Der Hobby-Rennfahrer Misha Charoudin, der nach einem Test auf dem Nürburgring vor kurzem gefährliche Instabilität des Model S Plaid beim Beschleunigen kritisierte, ist nach eigenen Angaben keineswegs ein Tesla-Hasser – aber trotzdem sät er Zweifel an dem Nordschleifen-Rekord, den das Unternehmen am Samstag mit diesem Elektroauto meldete. In einem Instagram-Beitrag nach der Tesla-Meldung wiederholte er, dass die serienmäßige Federung des Model S Plaid „schrecklich“ sei, und schrieb teslamag.de auf Nachfrage, „definitiv“ sei sie bei der Rekord-Fahrt nicht genutzt worden. Außerdem soll die Tesla-Bestzeit ohnehin schon von einem anderen Serien-Elektroauto geschlagen worden sein.
Tesla laut Ring-Betreiber regelkonform
Zunächst einmal ist dazu festzuhalten, dass der bislang nur von Tesla gemeldete Nordschleifen-Rekord für serienmäßige Elektroautos tatsächlich offiziellen Charakter hat. Das stand zwar auch am Dienstag noch nicht als Meldung auf der Nürburgring-Seite, aber der Sprecher der Betreiber-Gesellschaft bestätigte es auf telefonische Nachfrage; zudem ist unter der Rubrik Rekordzeiten für „Elektro (Serie)“ zumindest das Video von der Plaid-Fahrt zu sehen. Nachdem ein Model S Plaid im September 2021 eine offizielle Nordschleifen-Bestzeit gefahren war und Porsche sie knapp ein Jahr später mit einem Taycan Turbo S unterbot, hat also jetzt wieder Tesla die Nase vorn.
Zu der Behauptung von Charoudin, das verwendete Model S sei nicht im Serienzustand gewesen, sagte der Nürburgring-Sprecher, das sei überprüft worden. Eine vorherige Abnahme durch den TÜV stelle in dieser Klasse sicher, dass das jeweilige Fahrzeug der Serie entspricht und dass es für den Straßenverkehr zulassungsfähig ist, und die Organisation nehme diese Prüfungen sehr genau. Konkret zu den Reifen an dem Rekord-Tesla sagte der Sprecher, ein E-Prüfzeichen darauf belege, dass sie für den Straßenverkehr zugelassen und damit auch für die Serienklasse regelkonform seien.
Die von Charoudin angezweifelte Rekordzeit dürfte also Bestand haben.
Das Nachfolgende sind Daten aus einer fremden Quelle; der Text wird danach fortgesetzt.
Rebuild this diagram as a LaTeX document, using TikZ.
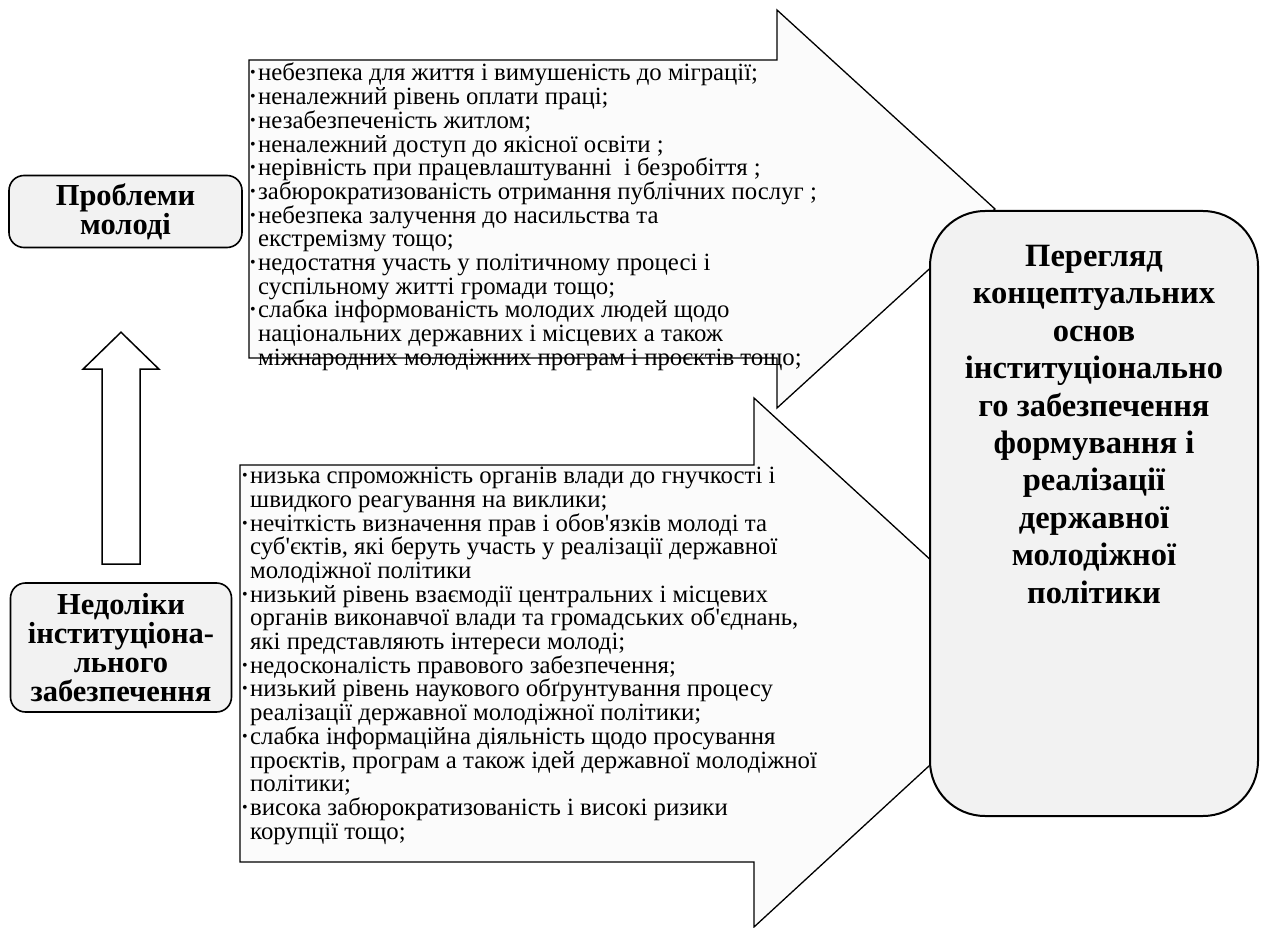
\documentclass[tikz,border=0pt]{standalone}
\usepackage{fontspec}
\setmainfont{Liberation Serif}
\newfontfamily\narrowfont{Liberation Serif}
\usetikzlibrary{calc}
\definecolor{boxgray}{HTML}{F2F2F2}
\definecolor{arrowfill}{HTML}{FBFBFB}
\newcommand{\bl}{\makebox[8pt][l]{\raisebox{3pt}{\fontsize{16}{16}\selectfont •}}}
\newcommand{\cl}{\hspace*{8pt}}
\tikzset{
  bigarrow/.style={draw=black, line width=1.3pt, fill=arrowfill, line join=miter},
  uparrow/.style={draw=black, line width=1.5pt, fill=white},
  lbox/.style={draw=black, line width=1.6pt, rounded corners=15pt, fill=boxgray,
    font=\bfseries\fontsize{30.5}{29}\selectfont, align=center, inner sep=0pt},
  rbox/.style={draw=black, line width=2pt, rounded corners=55pt, fill=boxgray, inner sep=0pt},
  rtext/.style={font=\bfseries\fontsize{32.5}{37.4}\selectfont, align=center, inner sep=0pt},
  atext/.style={font=\narrowfont\fontsize{24.8}{23.7}\selectfont, align=left, inner sep=0pt, anchor=north west}
}
\begin{document}
\begin{tikzpicture}[x=1pt,y=-1pt]
\useasboundingbox (0,0) rectangle (1262,928);
% big arrows
\draw[bigarrow] (249,60) -- (777,60) -- (777,10) -- (995,209) -- (777,408) -- (777,358) -- (249,358) -- cycle;
\draw[bigarrow] (240,465) -- (754,465) -- (754,398) -- (1042,662) -- (754,927) -- (754,862) -- (240,862) -- cycle;
% arrow texts
\node[atext] (ptext) at (250,63) {\bl небезпека для життя і вимушеність до міграції;\\
\bl неналежний рівень оплати праці;\\
\bl незабезпеченість житлом;\\
\bl неналежний доступ до якісної освіти ;\\
\bl нерівність при працевлаштуванні~~і безробіття ;\\
\bl забюрократизованість отримання публічних послуг ;\\
\bl небезпека залучення до насильства та\\
\cl екстремізму тощо;\\
\bl недостатня участь у політичному процесі і\\
\cl суспільному житті громади тощо;\\
\bl слабка інформованість молодих людей щодо\\
\cl національних державних і місцевих а також\\
\cl міжнародних молодіжних програм і проєктів тощо;};
\node[atext] (ntext) at (242,467) {\bl низька спроможність органів влади до гнучкості і\\
\cl швидкого реагування на виклики;\\
\bl нечіткість визначення прав і обов'язків молоді та\\
\cl суб'єктів, які беруть участь у реалізації державної\\
\cl молодіжної політики\\
\bl низький рівень взаємодії центральних і місцевих\\
\cl органів виконавчої влади та громадських об'єднань,\\
\cl які представляють інтереси молоді;\\
\bl недосконалість правового забезпечення;\\
\bl низький рівень наукового обґрунтування процесу\\
\cl реалізації державної молодіжної політики;\\
\bl слабка інформаційна діяльність щодо просування\\
\cl проєктів, програм а також ідей державної молодіжної\\
\cl політики;\\
\bl висока забюрократизованість і високі ризики\\
\cl корупції тощо;};
% right box
\node[rbox, minimum width=328pt, minimum height=605pt, anchor=north west] (goal) at (929,210) {};
\node[rtext, anchor=north] (goaltext) at ([yshift=-35pt]goal.north) {Перегляд\\концептуальних\\основ\\інституціонально\\го забезпечення\\формування і\\реалізації\\державної\\молодіжної\\політики};
% left boxes
\node[lbox, minimum width=233pt, minimum height=72pt] (prob) at (125.5,211.5) {Проблеми\\молоді};
\node[lbox, minimum width=221pt, minimum height=129pt] (ned) at (121,647.5) {Недоліки\\інституціона-\\льного\\забезпечення};
% up arrow
\coordinate (ab) at ($(ned.north)+(0,-18)$);
\coordinate (at) at ($(ned.north)+(0,-250)$);
\draw[uparrow] ($(ab)+(-19,0)$) -- ($(at)+(-19,37)$) -- ($(at)+(-38,37)$) -- (at) -- ($(at)+(38,37)$) -- ($(at)+(19,37)$) -- ($(ab)+(19,0)$) -- cycle;
\end{tikzpicture}
\end{document}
Zusätzlich schrieb der YouTuber auf Instagram aber, ohnehin sei sie schon wieder gebrochen. Bekannt gegeben werde das wahrscheinlich bald „am 75. Geburtstag von jemandem/etwas“. Damit ist offensichtlich Porsche gemeint, das an diesem Donnerstag den 75. Jahrestag der Zulassung des 356 als dem ersten Sportwagen des Unternehmens feiert. Tatsächlich wurden auf dem Nürburgring bereits Exemplare des Taycan mit auffälligem Heckflügel gesehen. Nach Gerüchten handelt es sich dabei um eine kommende GT-Version des Porsche-Elektroautos mit 1000 PS, also in der Nähe des Plaid-Tesla.
Neuer Porsche-Rekord mit Taycan erwartet
Theoretisch wäre denkbar, dass Porsche einen bereits gefahrenen Nordschleifen-Rekord bis später in dieser Woche zurückhält, um ein besonderes Highlight für den Jahrestag bieten zu können. Der Nürburgring-Sprecher versicherte allerdings, ihm sei nichts dergleichen bekannt, und normalerweise werde er zumindest eine Woche vorher in die Kommunikationsplanung einbezogen.
Auch ein regelmäßiger Ring-Besucher mit guten Kontakten sagte teslamag.de, Porsche habe einen Nordschleifen-Rekord mit dem Taycan Turbo GT zwar versucht, sei aber nicht zufrieden mit dem Ergebnis gewesen. Schon seit vergangenem Jahr seien Prototypen für ein Facelift des deutschen Elektroautos auf der Strecke zu sehen. Die neue GT-Version zeichne sich dabei durch den Heckspoiler und weitere aerodynamische Verbesserungen aus (s. Foto oben), die den Taycan gewiss wieder schneller machen würden als das Model S Plaid selbst mit Track-Paket. Noch scheint der Tesla-Rekord also zu stehen. Doch laut dem Beobachter hat Porsche bereits weitere Termine auf der Nordschleife gebucht, und bis zum nächsten Rekord sei es nur eine Frage der Zeit.